(Recorded information)
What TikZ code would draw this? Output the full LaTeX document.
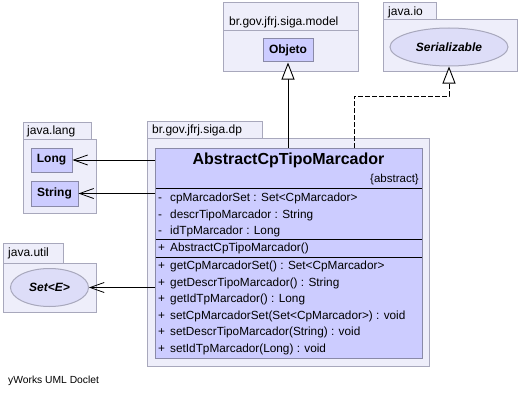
\documentclass[tikz,border=0pt]{standalone}
\usepackage{fontspec}
\setmainfont{Liberation Sans}
\usetikzlibrary{arrows.meta,shapes.geometric}
\definecolor{pkgfill}{HTML}{EEEEFA}
\definecolor{pkgdraw}{HTML}{A8A8BC}
\definecolor{clsfill}{HTML}{CCCCFF}
\definecolor{clsdraw}{HTML}{8A8AA8}
\definecolor{elfill}{HTML}{DDDDF8}
\tikzset{
  pkgbox/.style={draw=pkgdraw, fill=pkgfill, line width=1pt, inner sep=0pt},
  pkglabel/.style={anchor=west, inner sep=0pt, font=\fontsize{12}{14}\selectfont},
  typebox/.style={draw=clsdraw, fill=clsfill, line width=1pt, inner sep=0pt, font=\fontsize{12}{14}\selectfont\bfseries},
  ifell/.style={ellipse, draw=pkgdraw, fill=elfill, line width=1pt, inner sep=0pt, font=\fontsize{12}{14}\selectfont\bfseries\itshape},
  member/.style={anchor=west, inner sep=0pt, text height=8pt, text depth=2.5pt, font=\fontsize{11.8}{13}\selectfont},
  vis/.style={anchor=west, inner sep=0pt, text height=8pt, text depth=2.5pt, font=\fontsize{11.8}{13}\selectfont},
  divline/.style={draw=black, line width=0.9pt},
  dep/.style={draw=black, line width=1pt, -{Straight Barb[length=14pt, width=10pt, line width=0.8pt]}},
  gen/.style={draw=black, line width=1pt, -{Triangle[open, fill=white, length=17pt, width=13pt, line width=0.9pt]}},
  real/.style={gen, dash pattern=on 5pt off 2pt}
}
\begin{document}
\begin{tikzpicture}[x=1pt, y=-1pt]
\useasboundingbox (0,0) rectangle (519,404);
\fill[white] (0,0) rectangle (519,404);

% package br.gov.jfrj.siga.model
\node[pkgbox, minimum width=135pt, minimum height=41pt] (modelbody) at (290.5,51) {};
\node[pkgbox, minimum width=135pt, minimum height=28pt] (modeltab) at (290.5,17) {};
\node[pkglabel] (modellbl) at (229,22) {br.gov.jfrj.siga.model};

% package java.io
\node[pkgbox, minimum width=134pt, minimum height=51pt] (iobody) at (450,45.5) {};
\node[pkgbox, minimum width=53pt, minimum height=17pt] (iotab) at (409.5,11.5) {};
\node[pkglabel] (iolbl) at (388,12) {java.io};

% package br.gov.jfrj.siga.dp
\node[pkgbox, minimum width=282pt, minimum height=228pt] (dpbody) at (288,252) {};
\node[pkgbox, minimum width=115pt, minimum height=17pt] (dptab) at (204.5,129.5) {};
\node[pkglabel] (dplbl) at (152,130) {br.gov.jfrj.siga.dp};

% package java.lang
\node[pkgbox, minimum width=73pt, minimum height=74pt] (langbody) at (59.5,176) {};
\node[pkgbox, minimum width=68pt, minimum height=17pt] (langtab) at (57,130.5) {};
\node[pkglabel] (langlbl) at (27,131) {java.lang};

% package java.util
\node[pkgbox, minimum width=93pt, minimum height=49pt] (utilbody) at (49.5,287.5) {};
\node[pkgbox, minimum width=60pt, minimum height=20pt] (utiltab) at (33,253) {};
\node[pkglabel] (utillbl) at (8,253) {java.util};

% types
\node[typebox, minimum width=50pt, minimum height=23pt] (objeto) at (288,50.5) {Objeto};
\node[ifell, minimum width=118pt, minimum height=38pt] (serial) at (449,47) {Serializable};
\node[typebox, minimum width=41pt, minimum height=24pt] (long) at (51.5,160) {Long};
\node[typebox, minimum width=47pt, minimum height=25pt] (string) at (54.5,193.5) {String};
\node[ifell, minimum width=78pt, minimum height=38pt] (setE) at (49.5,287.5) {Set<\textit{E}>};

% class
\node[draw=clsdraw, fill=clsfill, line width=1pt, minimum width=267pt, minimum height=210pt, inner sep=0pt] (cls) at (288.5,253) {};
\node[inner sep=0pt, font=\fontsize{16}{18}\selectfont\bfseries] (clsname) at (288.5,160) {AbstractCpTipoMarcador};
\node[anchor=east, inner sep=0pt, font=\fontsize{11.5}{13}\selectfont] (abs) at (419,180) {\{abstract\}};
\coordinate (d1l) at (155.5,188); \coordinate (d1r) at (421.5,188);
\coordinate (d2l) at (155.5,239.5); \coordinate (d2r) at (421.5,239.5);
\coordinate (d3l) at (155.5,257); \coordinate (d3r) at (421.5,257);
\draw[divline] (d1l) -- (d1r);
\draw[divline] (d2l) -- (d2r);
\draw[divline] (d3l) -- (d3r);

\node[vis] (v1) at (158,199) {-};
\node[member] (m1) at (170,199) {cpMarcadorSet : Set<CpMarcador>};
\node[vis] (v2) at (158,215.5) {-};
\node[member] (m2) at (170,215.5) {descrTipoMarcador : String};
\node[vis] (v3) at (158,232) {-};
\node[member] (m3) at (170,232) {idTpMarcador : Long};
\node[vis] (v4) at (158,249) {+};
\node[member] (m4) at (170,249) {AbstractCpTipoMarcador()};
\node[vis] (v5) at (158,267) {+};
\node[member] (m5) at (170,267) {getCpMarcadorSet() : Set<CpMarcador>};
\node[vis] (v6) at (158,283.5) {+};
\node[member] (m6) at (170,283.5) {getDescrTipoMarcador() : String};
\node[vis] (v7) at (158,300) {+};
\node[member] (m7) at (170,300) {getIdTpMarcador() : Long};
\node[vis] (v8) at (158,316.5) {+};
\node[member] (m8) at (170,316.5) {setCpMarcadorSet(Set<CpMarcador>) : void};
\node[vis] (v9) at (158,333) {+};
\node[member] (m9) at (170,333) {setDescrTipoMarcador(String) : void};
\node[vis] (v10) at (158,349.5) {+};
\node[member] (m10) at (170,349.5) {setIdTpMarcador(Long) : void};

% connectors
\draw[gen] (cls.north -| objeto.south) -- (objeto.south);
\coordinate (rstart) at (354,148);
\coordinate (rbend1) at (354,96);
\coordinate (rbend2) at (449,96);
\draw[real] (rstart) -- (rbend1) -- (rbend2) -- (serial.south);
\draw[dep] (cls.west |- long.east) -- (long.east);
\draw[dep] (cls.west |- string.east) -- (string.east);
\draw[dep] (cls.west |- setE.east) -- (setE.east);

\node[anchor=west, inner sep=0pt, font=\fontsize{10.3}{12}\selectfont] (footer) at (8,381) {yWorks UML Doclet};
\end{tikzpicture}
\end{document}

(The task)
Return the material exactly as given, apart from the pictures.

(Answer to the exercise)
What TikZ code would draw this? Output the full LaTeX document.
\documentclass[tikz,border=0pt]{standalone}
\usepackage{fontspec}
\setmainfont{Liberation Sans}
\usetikzlibrary{arrows.meta,shapes.geometric}
\definecolor{pkgfill}{HTML}{EEEEFA}
\definecolor{pkgdraw}{HTML}{A8A8BC}
\definecolor{clsfill}{HTML}{CCCCFF}
\definecolor{clsdraw}{HTML}{8A8AA8}
\definecolor{elfill}{HTML}{DDDDF8}
\tikzset{
  pkgbox/.style={draw=pkgdraw, fill=pkgfill, line width=1pt, inner sep=0pt},
  pkglabel/.style={anchor=west, inner sep=0pt, font=\fontsize{12}{14}\selectfont},
  typebox/.style={draw=clsdraw, fill=clsfill, line width=1pt, inner sep=0pt, font=\fontsize{12}{14}\selectfont\bfseries},
  ifell/.style={ellipse, draw=pkgdraw, fill=elfill, line width=1pt, inner sep=0pt, font=\fontsize{12}{14}\selectfont\bfseries\itshape},
  member/.style={anchor=west, inner sep=0pt, text height=8pt, text depth=2.5pt, font=\fontsize{11.8}{13}\selectfont},
  vis/.style={anchor=west, inner sep=0pt, text height=8pt, text depth=2.5pt, font=\fontsize{11.8}{13}\selectfont},
  divline/.style={draw=black, line width=0.9pt},
  dep/.style={draw=black, line width=1pt, -{Straight Barb[length=14pt, width=10pt, line width=0.8pt]}},
  gen/.style={draw=black, line width=1pt, -{Triangle[open, fill=white, length=17pt, width=13pt, line width=0.9pt]}},
  real/.style={gen, dash pattern=on 5pt off 2pt}
}
\begin{document}
\begin{tikzpicture}[x=1pt, y=-1pt]
\useasboundingbox (0,0) rectangle (519,404);
\fill[white] (0,0) rectangle (519,404);

% package br.gov.jfrj.siga.model
\node[pkgbox, minimum width=135pt, minimum height=41pt] (modelbody) at (290.5,51) {};
\node[pkgbox, minimum width=135pt, minimum height=28pt] (modeltab) at (290.5,17) {};
\node[pkglabel] (modellbl) at (229,22) {br.gov.jfrj.siga.model};

% package java.io
\node[pkgbox, minimum width=134pt, minimum height=51pt] (iobody) at (450,45.5) {};
\node[pkgbox, minimum width=53pt, minimum height=17pt] (iotab) at (409.5,11.5) {};
\node[pkglabel] (iolbl) at (388,12) {java.io};

% package br.gov.jfrj.siga.dp
\node[pkgbox, minimum width=282pt, minimum height=228pt] (dpbody) at (288,252) {};
\node[pkgbox, minimum width=115pt, minimum height=17pt] (dptab) at (204.5,129.5) {};
\node[pkglabel] (dplbl) at (152,130) {br.gov.jfrj.siga.dp};

% package java.lang
\node[pkgbox, minimum width=73pt, minimum height=74pt] (langbody) at (59.5,176) {};
\node[pkgbox, minimum width=68pt, minimum height=17pt] (langtab) at (57,130.5) {};
\node[pkglabel] (langlbl) at (27,131) {java.lang};

% package java.util
\node[pkgbox, minimum width=93pt, minimum height=49pt] (utilbody) at (49.5,287.5) {};
\node[pkgbox, minimum width=60pt, minimum height=20pt] (utiltab) at (33,253) {};
\node[pkglabel] (utillbl) at (8,253) {java.util};

% types
\node[typebox, minimum width=50pt, minimum height=23pt] (objeto) at (288,50.5) {Objeto};
\node[ifell, minimum width=118pt, minimum height=38pt] (serial) at (449,47) {Serializable};
\node[typebox, minimum width=41pt, minimum height=24pt] (long) at (51.5,160) {Long};
\node[typebox, minimum width=47pt, minimum height=25pt] (string) at (54.5,193.5) {String};
\node[ifell, minimum width=78pt, minimum height=38pt] (setE) at (49.5,287.5) {Set<\textit{E}>};

% class
\node[draw=clsdraw, fill=clsfill, line width=1pt, minimum width=267pt, minimum height=210pt, inner sep=0pt] (cls) at (288.5,253) {};
\node[inner sep=0pt, font=\fontsize{16}{18}\selectfont\bfseries] (clsname) at (288.5,160) {AbstractCpTipoMarcador};
\node[anchor=east, inner sep=0pt, font=\fontsize{11.5}{13}\selectfont] (abs) at (419,180) {\{abstract\}};
\coordinate (d1l) at (155.5,188); \coordinate (d1r) at (421.5,188);
\coordinate (d2l) at (155.5,239.5); \coordinate (d2r) at (421.5,239.5);
\coordinate (d3l) at (155.5,257); \coordinate (d3r) at (421.5,257);
\draw[divline] (d1l) -- (d1r);
\draw[divline] (d2l) -- (d2r);
\draw[divline] (d3l) -- (d3r);

\node[vis] (v1) at (158,199) {-};
\node[member] (m1) at (170,199) {cpMarcadorSet : Set<CpMarcador>};
\node[vis] (v2) at (158,215.5) {-};
\node[member] (m2) at (170,215.5) {descrTipoMarcador : String};
\node[vis] (v3) at (158,232) {-};
\node[member] (m3) at (170,232) {idTpMarcador : Long};
\node[vis] (v4) at (158,249) {+};
\node[member] (m4) at (170,249) {AbstractCpTipoMarcador()};
\node[vis] (v5) at (158,267) {+};
\node[member] (m5) at (170,267) {getCpMarcadorSet() : Set<CpMarcador>};
\node[vis] (v6) at (158,283.5) {+};
\node[member] (m6) at (170,283.5) {getDescrTipoMarcador() : String};
\node[vis] (v7) at (158,300) {+};
\node[member] (m7) at (170,300) {getIdTpMarcador() : Long};
\node[vis] (v8) at (158,316.5) {+};
\node[member] (m8) at (170,316.5) {setCpMarcadorSet(Set<CpMarcador>) : void};
\node[vis] (v9) at (158,333) {+};
\node[member] (m9) at (170,333) {setDescrTipoMarcador(String) : void};
\node[vis] (v10) at (158,349.5) {+};
\node[member] (m10) at (170,349.5) {setIdTpMarcador(Long) : void};

% connectors
\draw[gen] (cls.north -| objeto.south) -- (objeto.south);
\coordinate (rstart) at (354,148);
\coordinate (rbend1) at (354,96);
\coordinate (rbend2) at (449,96);
\draw[real] (rstart) -- (rbend1) -- (rbend2) -- (serial.south);
\draw[dep] (cls.west |- long.east) -- (long.east);
\draw[dep] (cls.west |- string.east) -- (string.east);
\draw[dep] (cls.west |- setE.east) -- (setE.east);

\node[anchor=west, inner sep=0pt, font=\fontsize{10.3}{12}\selectfont] (footer) at (8,381) {yWorks UML Doclet};
\end{tikzpicture}
\end{document}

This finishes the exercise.